# 3 week update...



## Lookilooki (May 2, 2015)

I bombed my first week due to various newbie mistakes. Second week from what I can tell I had all 5's under last 1 day and 7 days. Third week again all 5's under last 1 day and 7 days. So why hasn't my overall rating changed? I'm now a 3.75. 

Should I just quit while I'm ahead?


----------



## Oc_DriverX (Apr 29, 2014)

Lookilooki said:


> I bombed my first week due to various newbie mistakes. Second week from what I can tell I had all 5's under last 1 day and 7 days. Third week again all 5's under last 1 day and 7 days. So why hasn't my overall rating changed? I'm now a 3.75.
> 
> Should I just quit while I'm ahead?


One problem in trying to figure the ratings out is that you cannot tell how many people actually rated you. It would be that your 1 and 7 day windows actually only represent one passenger giving you a 5. If they send you a weekly summary in your area, there might be more information about how many riders actually rated you.

I would try to think if there is anything obvious that you think you may be doing wrong. Do you talk too much? Is your car clean? Do you have the radio on when the passengers are in the car, and if so could they be objecting to your choice of content? .....

Otherwise, just keep driving and do the best you can. You can try to avoid driving near the bar closings to avoid drunk passengers. Hopefully, your average will increase.


----------



## Lookilooki (May 2, 2015)

Thank you Oc_DriverX. I think I'm ok with all of your suggestions. I observe if they want to talk or not and go along with them, my car is clean and fresh, I have the radio on volume 3 or 4 unless they're in a conference call and I turn the radio off. I haven't had the guts to try the late night drunk times yet. 
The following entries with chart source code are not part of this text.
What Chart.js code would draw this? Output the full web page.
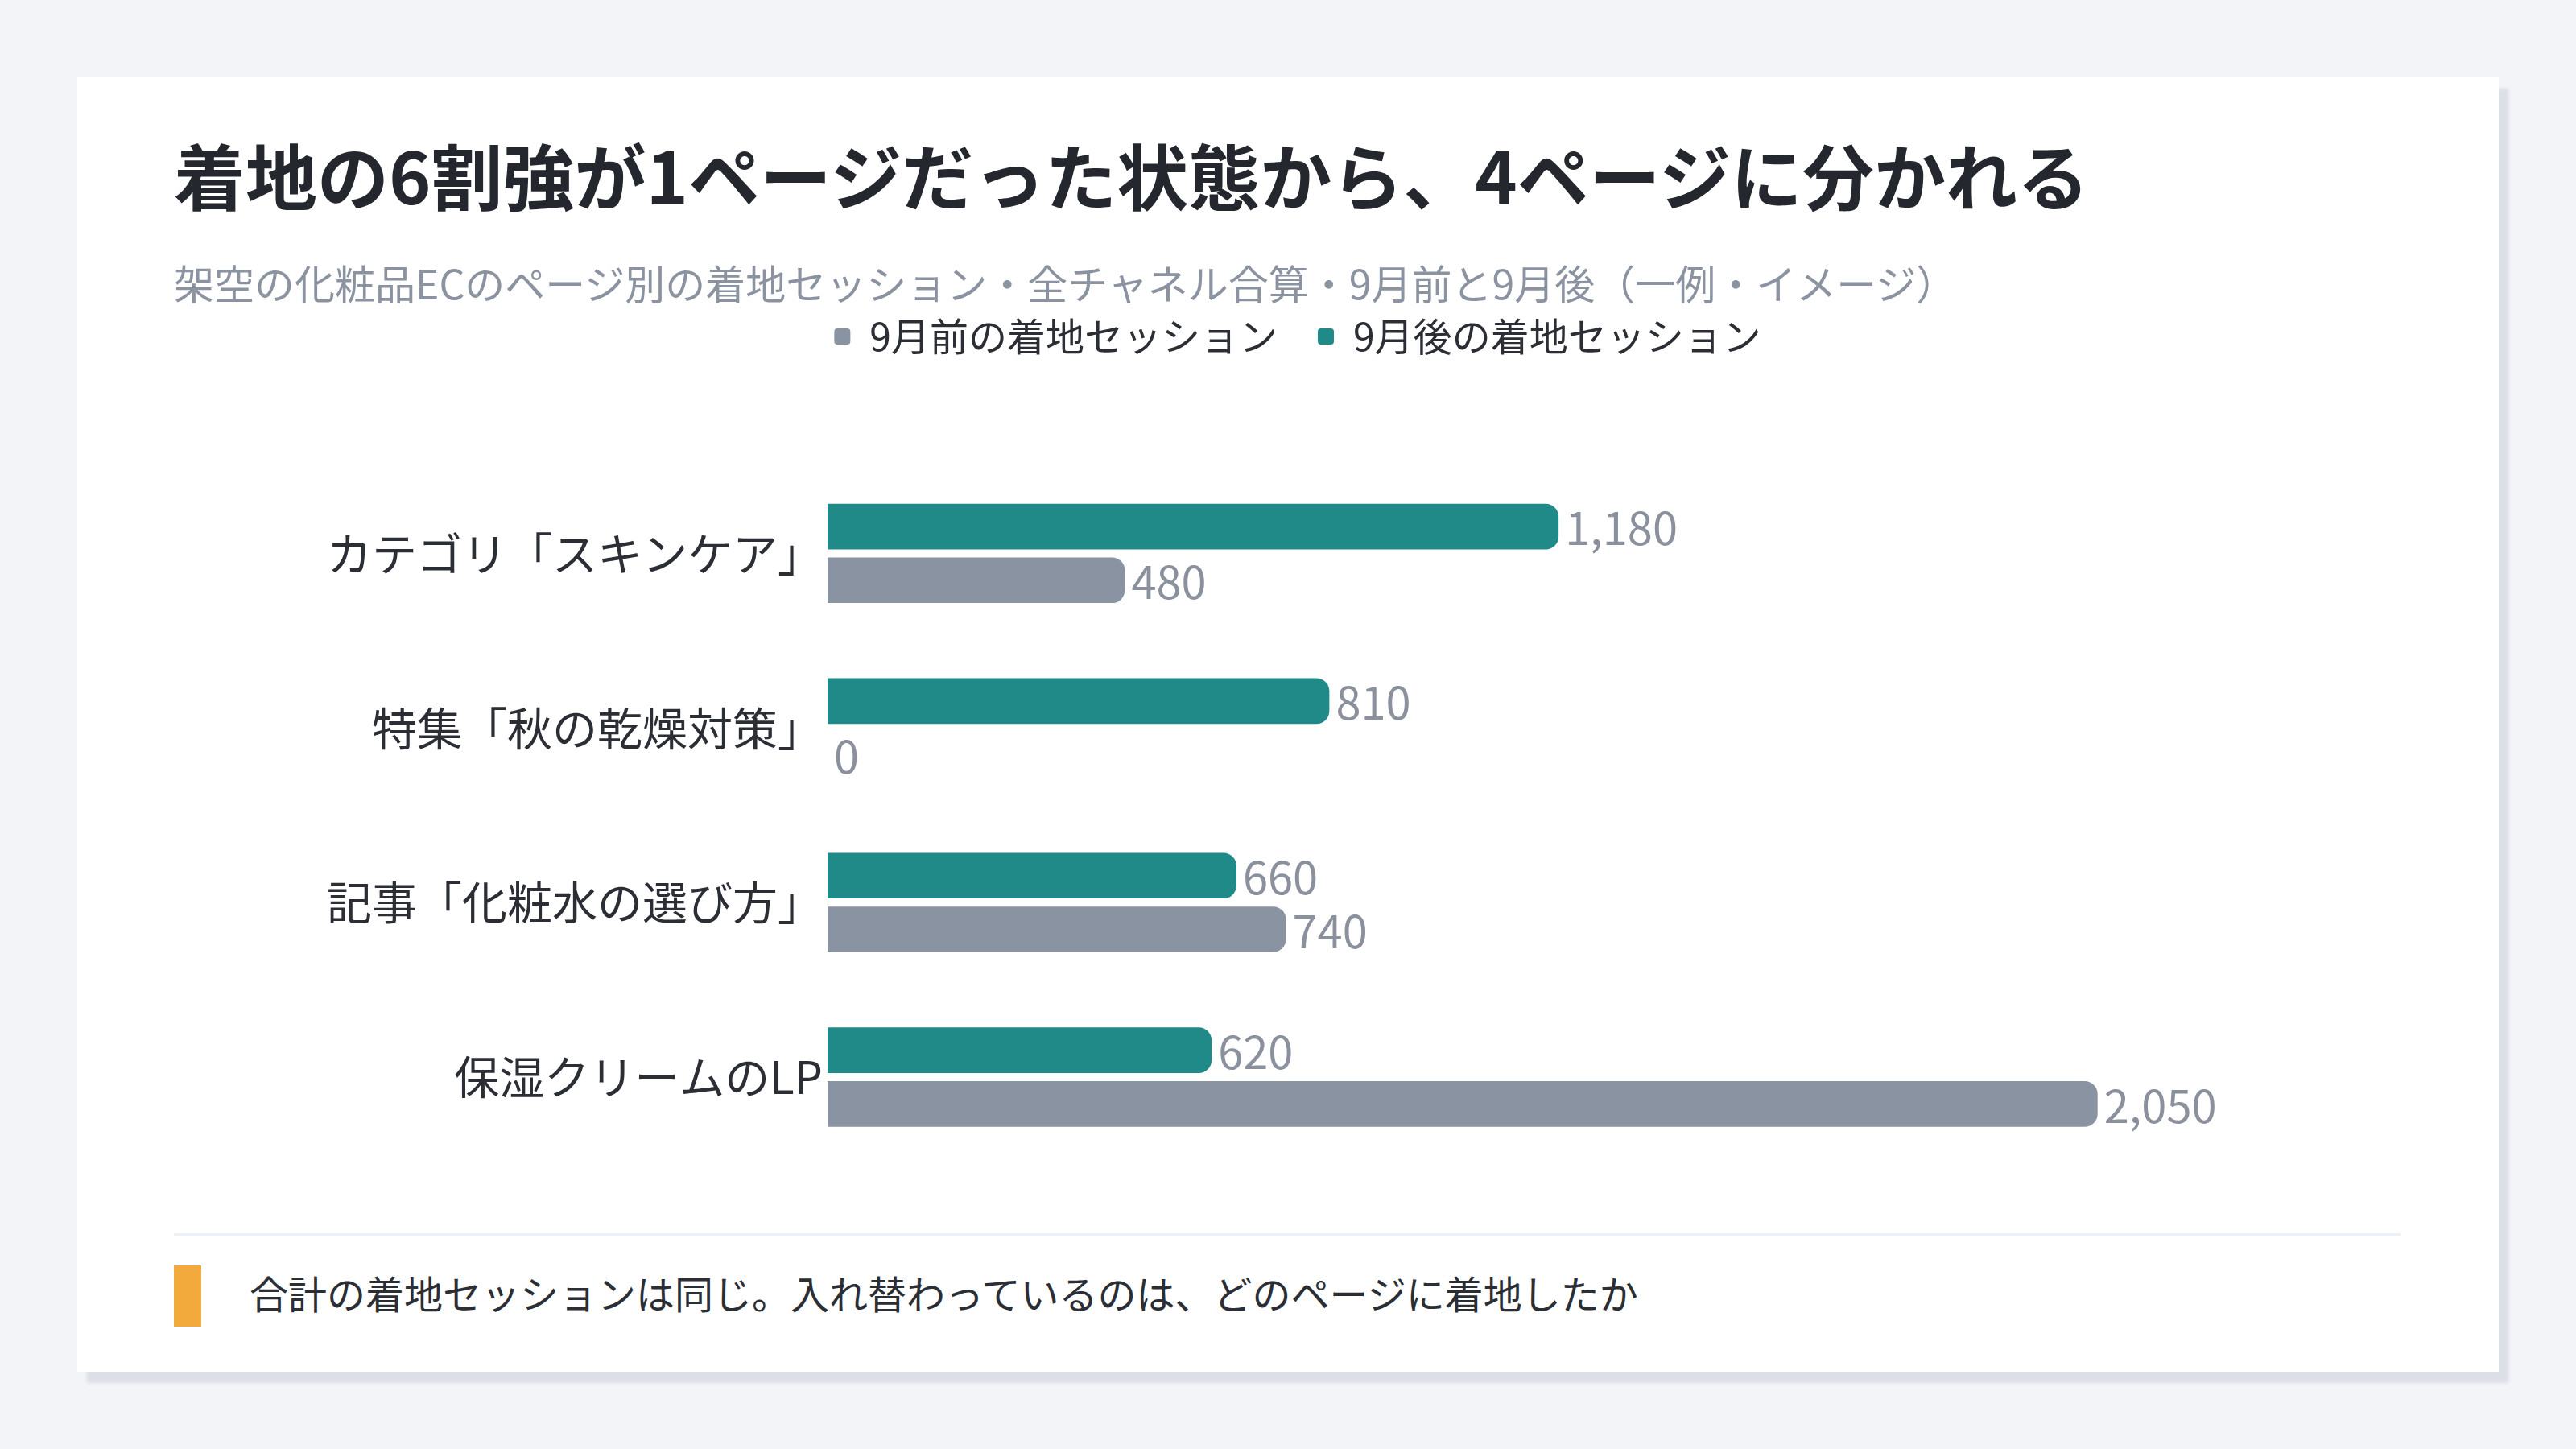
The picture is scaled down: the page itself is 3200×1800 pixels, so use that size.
<!DOCTYPE html>
<html lang="ja">
<head>
<meta charset="utf-8">
<title>着地の6割強が1ページだった状態から、4ページに分かれる</title>
<script src="https://cdn.jsdelivr.net/npm/chart.js@4.4.1/dist/chart.umd.min.js"></script>
<style>
    html, body {
        margin: 0;
        padding: 0;
        width: 3200px;
        height: 1800px;
        background: #f3f4f8;
        font-family: "Noto Sans CJK JP", "Noto Sans", sans-serif;
        overflow: hidden;
    }
    .card {
        position: absolute;
        left: 96px;
        top: 96px;
        width: 3008px;
        height: 1608px;
        background: #ffffff;
        box-shadow: 12px 14px 4px rgba(40, 52, 90, 0.11);
    }
    .title {
        position: absolute;
        left: 120px;
        top: 68px;
        margin: 0;
        font-size: 89px;
        font-weight: 700;
        line-height: 104px;
        color: #24272e;
        white-space: nowrap;
    }
    .subtitle {
        position: absolute;
        left: 120px;
        top: 225px;
        margin: 0;
        font-size: 50px;
        line-height: 58px;
        color: #8c93a0;
        white-space: nowrap;
    }
    .chart-box {
        position: absolute;
        left: 120px;
        top: 248px;
        width: 2768px;
        height: 1142px;
    }
    .divider {
        position: absolute;
        left: 120px;
        top: 1436px;
        width: 2766px;
        height: 4px;
        background: #edf0f4;
    }
    .note-mark {
        position: absolute;
        left: 120px;
        top: 1476px;
        width: 34px;
        height: 76px;
        background: #f2aa3c;
    }
    .note {
        position: absolute;
        left: 214px;
        top: 1480px;
        margin: 0;
        font-size: 48px;
        line-height: 58px;
        color: #2b2e35;
        white-space: nowrap;
    }
</style>
</head>
<body>
<div class="card">
    <h1 class="title">着地の6割強が1ページだった状態から、4ページに分かれる</h1>
    <p class="subtitle">架空の化粧品ECのページ別の着地セッション・全チャネル合算・9月前と9月後（一例・イメージ）</p>
    <div class="chart-box"><canvas id="landingChart"></canvas></div>
    <div class="divider"></div>
    <div class="note-mark"></div>
    <p class="note">合計の着地セッションは同じ。入れ替わっているのは、どのページに着地したか</p>
</div>

<script>
// --- Data ---
const pages = ['カテゴリ「スキンケア」', '特集「秋の乾燥対策」', '記事「化粧水の選び方」', '保湿クリームのLP'];
const afterLabel = '9月後の着地セッション';
const beforeLabel = '9月前の着地セッション';
const afterSessions = [1180, 810, 660, 620];
const beforeSessions = [480, 0, 740, 2050];
const axisMax = 2500;

const TEAL = '#1f8a87';
const GRAY = '#8a93a1';
const FONT = '"Noto Sans CJK JP", "Noto Sans", sans-serif';

// value labels at the end of each bar
const valueLabels = {
    id: 'valueLabels',
    afterDatasetsDraw(chart) {
        const ctx = chart.ctx;
        ctx.save();
        ctx.font = `56px ${FONT}`;
        ctx.fillStyle = '#8a909c';
        ctx.textAlign = 'left';
        ctx.textBaseline = 'middle';
        chart.data.datasets.forEach((ds, i) => {
            const meta = chart.getDatasetMeta(i);
            meta.data.forEach((bar, j) => {
                ctx.fillText(ds.data[j].toLocaleString('en-US'), bar.x + 8, bar.y + 2);
            });
        });
        ctx.restore();
    }
};

// extra room under the legend
const legendGap = {
    id: 'legendGap',
    beforeInit(chart) {
        const origFit = chart.legend.fit;
        chart.legend.fit = function () {
            origFit.bind(chart.legend)();
            this.height += 127;
        };
    }
};

new Chart(document.getElementById('landingChart'), {
    type: 'bar',
    data: {
        labels: pages,
        datasets: [
            {
                label: afterLabel,
                data: afterSessions,
                backgroundColor: TEAL,
                borderRadius: 16,
                categoryPercentage: 0.615,
                barPercentage: 0.85
            },
            {
                label: beforeLabel,
                data: beforeSessions,
                backgroundColor: GRAY,
                borderRadius: 16,
                categoryPercentage: 0.615,
                barPercentage: 0.85
            }
        ]
    },
    options: {
        indexAxis: 'y',
        responsive: true,
        maintainAspectRatio: false,
        animation: false,
        devicePixelRatio: 1,
        layout: { padding: { left: 56, right: 32, top: 0, bottom: 20 } },
        plugins: {
            legend: {
                position: 'top',
                reverse: true,
                labels: {
                    boxWidth: 20,
                    boxHeight: 20,
                    useBorderRadius: true,
                    borderRadius: 4,
                    padding: 50,
                    color: '#2b2e35',
                    font: { size: 48, family: FONT }
                }
            },
            tooltip: { enabled: false }
        },
        scales: {
            x: {
                display: false,
                min: 0,
                max: axisMax
            },
            y: {
                grid: { display: false, drawTicks: false },
                border: { display: false },
                ticks: {
                    padding: 6,
                    color: '#2b2e35',
                    font: { size: 56, family: FONT }
                },
                afterFit(scale) { scale.width = 756; }
            }
        }
    },
    plugins: [valueLabels, legendGap]
});
</script>
</body>
</html>
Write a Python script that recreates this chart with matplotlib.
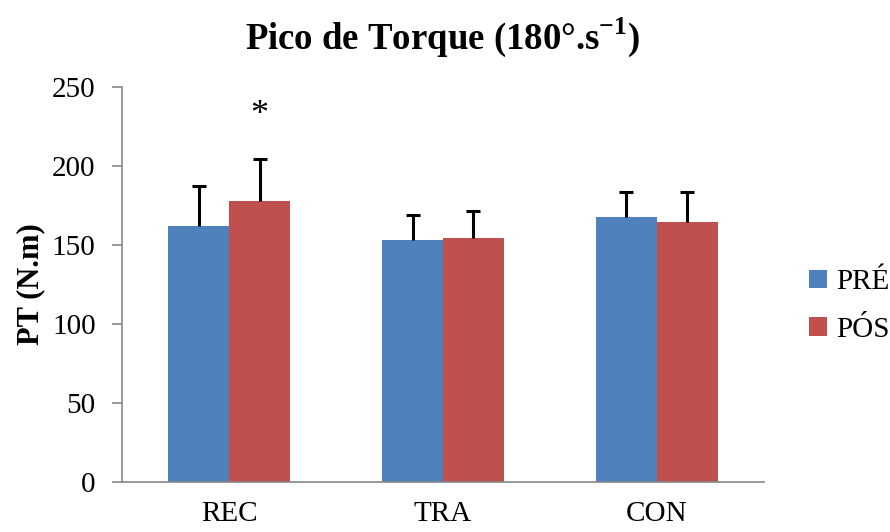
import numpy as np
import matplotlib.pyplot as plt

plt.rcParams['font.family'] = ['Liberation Serif', 'DejaVu Serif']
plt.rcParams['mathtext.fontset'] = 'custom'
plt.rcParams['mathtext.rm'] = 'Liberation Serif'
plt.rcParams['mathtext.bf'] = 'Liberation Serif:bold'

# pico de torque a 180 graus/s, media e desvio padrao
grupos = ['REC', 'TRA', 'CON']
pre = [162, 153, 167.5]
pre_dp = [25.5, 16, 16]
pos = [178, 154.5, 164.5]
pos_dp = [26, 17, 19]
series = ['PRÉ', 'PÓS']
cores = ['#4F81BD', '#C0504D']

fig = plt.figure(figsize=(8.9, 5.32), dpi=100)
ax = fig.add_axes([0.1371, 0.094, 0.7213, 0.743])

x = np.arange(len(grupos))
w = 0.285
err_kw = dict(ecolor='black', elinewidth=2.2, capsize=5, capthick=2.2)
b1 = ax.bar(x - w / 2, pre, w, color=cores[0], label=series[0],
            yerr=[np.zeros(3), pre_dp], error_kw=err_kw)
b2 = ax.bar(x + w / 2, pos, w, color=cores[1], label=series[1],
            yerr=[np.zeros(3), pos_dp], error_kw=err_kw)
# so a barra de erro superior: esconde o cap de baixo
for b in (b1, b2):
    b.errorbar.lines[1][0].set_visible(False)

# diferenca significativa em REC
ax.text(x[0] + w / 2, 232, '*', ha='center', va='center', fontsize=26)

ax.set_xlim(-0.5, 2.5)
ax.set_ylim(0, 250)
ax.set_yticks(np.arange(0, 251, 50))
ax.set_xticks(x)
ax.set_xticklabels(grupos)

for s in ['top', 'right']:
    ax.spines[s].set_visible(False)
for s in ['left', 'bottom']:
    ax.spines[s].set_color('#868686')
    ax.spines[s].set_linewidth(1.2)
ax.tick_params(axis='y', length=7, width=1.2, color='#868686', pad=12, labelsize=21)
ax.tick_params(axis='x', length=0, pad=14, labelsize=21)

ax.set_title('Pico de Torque (180°.s$^{\\mathbf{-1}}$)', fontsize=26.5, fontweight='bold', pad=27)
ax.set_ylabel('PT (N.m)', fontsize=22, fontweight='bold', labelpad=5)

ax.legend(loc='center left', bbox_to_anchor=(1.03, 0.445), frameon=False,
          fontsize=21, handlelength=0.6, handleheight=0.6, handletextpad=0.3,
          labelspacing=0.75)

fig.savefig('out.png', dpi=100)
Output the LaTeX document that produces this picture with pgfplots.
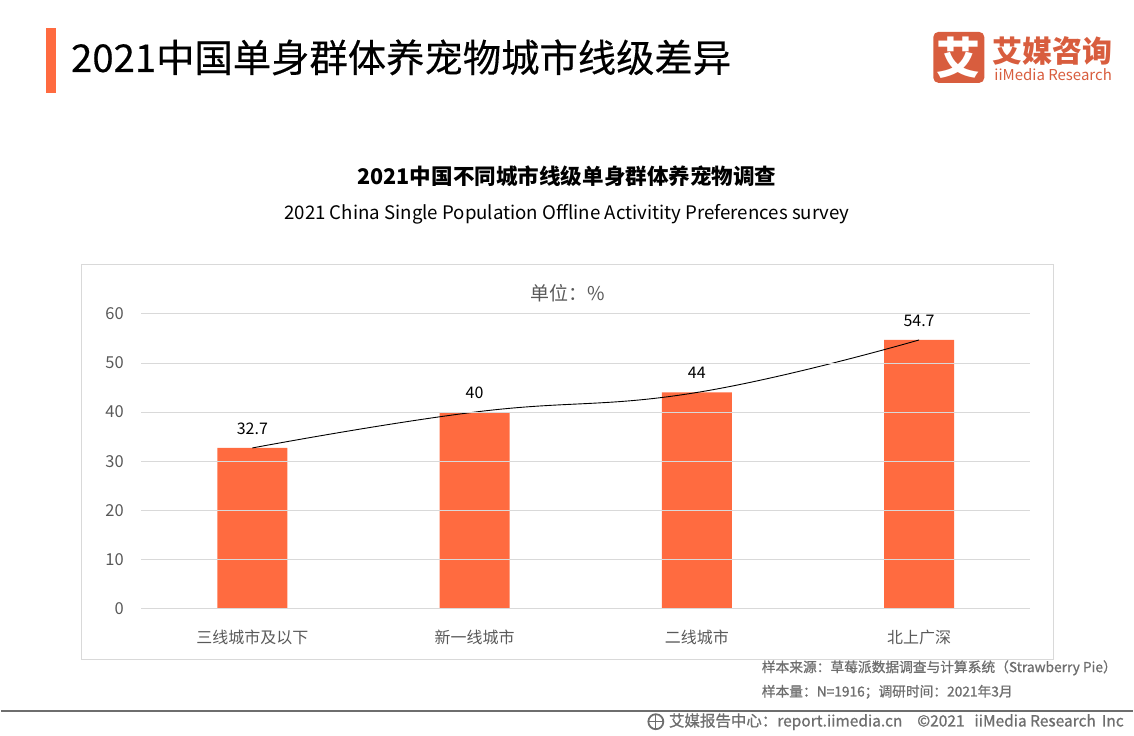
\documentclass[border=0pt]{standalone}
\usepackage{pgfplots}
\pgfplotsset{compat=1.18}
\usepackage{fontspec}
\setmainfont{Noto Sans CJK SC}
\usetikzlibrary{calc}
\definecolor{barc}{HTML}{FF6B40}
\definecolor{logoc}{HTML}{D85D3E}
\definecolor{gridc}{HTML}{D9D9D9}
\definecolor{tickc}{HTML}{595959}
\definecolor{footc}{HTML}{6E6E6E}
\newcommand{\fs}[1]{\fontsize{#1}{#1}\selectfont}
\begin{document}
\begin{tikzpicture}[x=1pt,y=1pt]
\path (0,0) rectangle (1134,737);
% title block
\fill[barc] (45,644) rectangle (55,709);
\node[anchor=west,inner sep=0pt,text=black] at (70,679.5) {\fs{38.4}\addfontfeature{FakeBold=0.35}2021中国单身群体养宠物城市线级差异};
% logo
\fill[logoc,rounded corners=5pt] (934,654) rectangle (985,705);
\node[text=white,inner sep=0pt] at (959.5,679) {\fs{44}\bfseries 艾};
\node[anchor=west,inner sep=0pt,text=logoc] at (993,686) {\fs{30}\bfseries 艾媒咨询};
\node[anchor=west,inner sep=0pt,text=logoc] at (995,662) {\fs{15}iiMedia Research};
% headings
\node[inner sep=0pt,text=black] at (567,560.5) {\fs{21.6}\bfseries 2021中国不同城市线级单身群体养宠物调查};
\node[inner sep=0pt,text=black] at (567,522.5) {\fs{18.7}2021 China Single Population Offline Activitity Preferences survey};
% chart frame
\draw[gridc,line width=1pt] (81,76.5) rectangle (1054,472.5);
\begin{axis}[
  at={(140.5pt,127.5pt)},anchor=south west,
  scale only axis,width=890.5pt,height=295pt,
  xmin=-0.5,xmax=3.5,ymin=0,ymax=60,
  axis lines=left,
  axis x line*=bottom,
  axis y line=none,
  axis line style={gridc,line width=1pt,-},
  xtick={0,1,2,3},
  xticklabels={三线城市及以下,新一线城市,二线城市,北上广深},
  tick style={draw=none},
  x tick label style={text=tickc,font=\fs{16},yshift=-16pt},
  clip=false,
]
\addplot[ybar,bar width=70pt,fill=barc,draw=none,bar shift=0pt] coordinates {(0,32.7)(1,40)(2,44)(3,54.7)};
\addplot[black,line width=0.9pt,smooth,tension=0.75,no marks] coordinates {(0,32.7)(1,40)(2,44)(3,54.7)};
\end{axis}
\begin{axis}[
  at={(140.5pt,127.5pt)},anchor=south west,
  scale only axis,width=890.5pt,height=295pt,
  xmin=-0.5,xmax=3.5,ymin=0,ymax=60,
  axis x line=none,axis y line*=left,
  axis line style={draw=none},
  ytick={0,10,20,30,40,50,60},
  ymajorgrids,grid style={gridc,line width=1pt},
  tick style={draw=none},
  y tick label style={text=tickc,font=\fs{16.5}},
  /pgf/number format/assume math mode=true,
  yticklabel style={xshift=-14pt},
  clip=false,
  nodes near coords,
  point meta=explicit symbolic,
  every node near coord/.style={text=black,font=\fs{16},yshift=10pt},
]
\addplot[draw=none,no marks] table[meta=m] {
x y m
0 32.7 32.7
1 40 40
2 44 44
3 54.7 54.7
};
\end{axis}
\node[inner sep=0pt,text=tickc] at (567.5,443) {\fs{19}单位：\%};
% source
\node[anchor=west,inner sep=0pt,text=footc] at (762,68) {\fs{13.75}\addfontfeature{FakeBold=1}样本来源：草莓派数据调查与计算系统（Strawberry Pie）};
\node[anchor=west,inner sep=0pt,text=footc] at (762,44) {\fs{13.75}\addfontfeature{FakeBold=1}样本量：N=1916；调研时间：2021年3月};
\draw[footc,line width=2pt] (0,25) -- (1134,25);
\draw[footc,line width=1.8pt] (656,14) circle (7.5);
\draw[footc,line width=1pt] (648.5,14) -- (663.5,14) (656,6.5) -- (656,21.5);
\node[anchor=west,inner sep=0pt,text=footc] at (669,14) {\fs{15.5}\addfontfeature{FakeBold=1}艾媒报告中心：report.iimedia.cn\hspace{15pt}©2021\hspace{10pt}iiMedia Research\hspace{6pt}Inc};
\end{tikzpicture}
\end{document}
I just noticed a 5 rating come through as I type this. I'm done driving for today and tomorrow is a new day. 

Thanks again!


----------



## Bart McCoy (Nov 4, 2014)

Lookilooki said:


> Thank you Oc_DriverX. I think I'm ok with all of your suggestions. I observe if they want to talk or not and go along with them, my car is clean and fresh, I have the radio on volume 3 or 4 unless they're in a conference call and I turn the radio off. I haven't had the guts to try the late night drunk times yet.
> 
> I just noticed a 5 rating come through as I type this. I'm done driving for today and tomorrow is a new day.
> 
> Thanks again!


dont sweat it for now
pax will rate you 3 or 4 regardless of you getting them there in a safe,prompt,and respectable manner
however of course Uber determines your jobs based on the number of stars you get
just do your best
if you live in an area where pax are clueless about the rating systems (giving you 4 stars which is acceptable for everyboy accept Uber) then theres nothing you can do about it besides giving the pax $$ tips...


----------



## Emp9 (Apr 9, 2015)

my advice , the more rides in the beginning the better to build up a ton of rated rides.


----------



## ReviTULize (Sep 29, 2014)

Drive during the day for awhile. With your rating that low, you must be doing alot of surge fares.


----------



## Lookilooki (May 2, 2015)

My first day was something I'd like to forget. But since then from what I can tell I'm getting all 5's and now over 4.3 rating. Shouldn't take me too long to get to an acceptable rating. I haven't done any surges yet..don't need any pissy pax mad about something I can't control while I'm trying to increase my rating. I dropped some pax off at the bars last weekend and they asked me to come back and get them afterward but I didn't. They were already drunk leaving their house imagine after the bar. I might have the guts to deal with the drunks next weekend.


----------